For many women, finding refuge from the east Africa food crisis for themselves and their families isn’t the end of their trauma. Their low social standing means that violence can mar their lives. Melany Markham reports on the work our partner the Lutheran World Federation (LWF) is doing to support these women by providing them with a chance of a life free from violence at Dadaab refugee camp in Kenya.

Mahadu Biriye beams at me from across the desk. Warm and friendly, she sits telling me about the programme she runs for women in the refugee camps in and around Dadaab.

Mahadu is the matron of the women’s refuge called Safe Haven in Dadaab. She has a background in counselling and offers empathy and understanding to the women who find their way to her haven. The refuge can accommodate up to 120 people – women and children fleeing from desperate situations that are often caused by problems they encounter with their male relatives.

Safe Haven might seem desolate when you first arrive, but Mahadu’s welcome and the happiness of the families who live there is evidence that the programme is fulfilling its purpose. To the three families who currently live there, it is a sanctuary.

The centre is run by LWF and many charities working in Dadaab refugee camp refer women and children they know have been affected by violence. Although they’re only meant to stay there for a maximum of three months, some women and their families have been staying at the haven for up to three years now, although many others are able to safely return home.

One woman in the centre had been subjected to a brutal rape, but had sought refuge in the haven not just to escape her attackers, but the stigma that she experienced in the community. While she was in the refuge, her husband found a home in another part of Dadaab and she is planning to move back there with her children.

Girls often come to the Safe Haven to escape early marriage. Traditionally, in Somali culture, women are promised to their husbands when they are teenagers. Around the age of fifteen, teenage girls are engaged and their husbands pay a dowry to the girls’ family.

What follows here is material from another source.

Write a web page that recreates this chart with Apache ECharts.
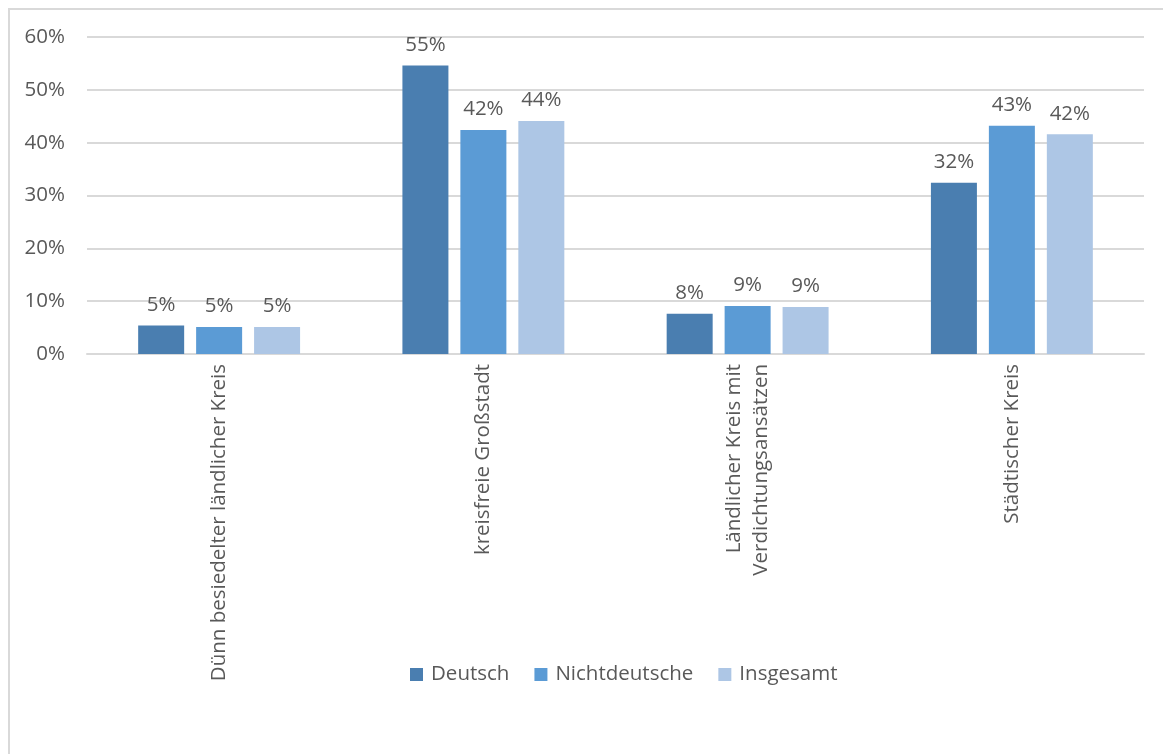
<!DOCTYPE html>
<html><head><meta charset="utf-8">
<script src="https://cdn.jsdelivr.net/npm/echarts@6/dist/echarts.min.js"></script>
<style>html,body{margin:0;padding:0;background:#fff;}#c{width:1163px;height:754px;}</style>
</head><body><div id="c"></div>
<script>
const categories = ['Dünn besiedelter ländlicher Kreis', 'kreisfreie Großstadt', 'Ländlicher Kreis mit\nVerdichtungsansätzen', 'Städtischer Kreis'];
const deutsch = [5.4, 54.6, 7.6, 32.4];
const nichtdeutsche = [5.1, 42.4, 9.1, 43.2];
const insgesamt = [5.1, 44.1, 8.9, 41.6];
const yTicks = [0, 10, 20, 30, 40, 50, 60];

const font = '"Open Sans", "Noto Sans", sans-serif';
const txt = '#595959';
function mk(name, data, color) {
  return {
    name, type: 'bar', data, barWidth: 46, barGap: '26%',
    itemStyle: { color },
    label: { show: true, position: 'top', distance: 10, color: txt, fontSize: 20.5, fontFamily: font,
      formatter: p => Math.round(p.value) + '%' }
  };
}
const chart = echarts.init(document.getElementById('c'));
chart.setOption({
  animation: false,
  graphic: [{ type: 'rect', shape: { x: 9, y: 9, width: 1300, height: 900 }, style: { fill: 'none', stroke: '#d9d9d9', lineWidth: 2 } }],
  grid: { left: 87, right: 19, top: 37, bottom: 400 },
  legend: { bottom: 64, left: 405, itemWidth: 13, itemHeight: 13, itemGap: 25,
    icon: 'rect', textStyle: { color: txt, fontSize: 20.5, fontFamily: font, padding: [0, 0, 0, 3] } },
  xAxis: { type: 'category', data: categories,
    axisLine: { lineStyle: { color: '#d9d9d9', width: 2 } }, axisTick: { show: false },
    axisLabel: { rotate: 90, color: txt, fontSize: 20.5, fontFamily: font, margin: 10, lineHeight: 27, interval: 0 } },
  yAxis: { type: 'value', min: yTicks[0], max: yTicks[yTicks.length - 1], interval: 10,
    axisLabel: { formatter: v => v + '%', color: txt, fontSize: 20.5, fontFamily: font, margin: 22 },
    axisLine: { show: false }, axisTick: { show: false },
    splitLine: { lineStyle: { color: '#d9d9d9', width: 2 } } },
  series: [mk('Deutsch', deutsch, '#4a7eb0'), mk('Nichtdeutsche', nichtdeutsche, '#5b9bd5'), mk('Insgesamt', insgesamt, '#adc6e5')]
});
</script></body></html>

Mahadu spoke of cases where Somali men, who lived overseas, had come to the camps in Kenya to find young Somali women to marry. She said that the price or dowry paid to the family of the bride could be as much as Ksh 50,000, approximately £330. To a family that has lost everything, the price is enough for them to marry their daughters to people they don’t know.

The Safe Haven is not the only programme aimed at improving the situation of Somali women in Dadaab. Social workers are employed at many locations within the camp and they help identify people who have been subjected to violence or abuse. Mahadu also says that there had been a campaign to stop early marriage, with some success.

A safe place to live is only part of the remedy to violence and abuse. The other part of the solution is finding a way out of the cycle of violence – a durable solution. Counselling, literacy classes and an income-generation programme are also run in the compound.

The women and children make bags and bracelets for money and they’ve become something of a fashion statement in Dadaab. A shop operated by the UNHCR sells bags made by women in Safe Haven that sell out almost as soon as they come into stock. Other non-government organisations place bulk orders with the women for items such as computer cases.

In a place like Dadaab, the problems that refugees face can often seem overwhelming. This is especially true of women, whose problems do not abate after they leave Somalia. Programmes like Safe Haven offer a solution to some of the problems that Somali women experience – a lasting solution and a life free from violence.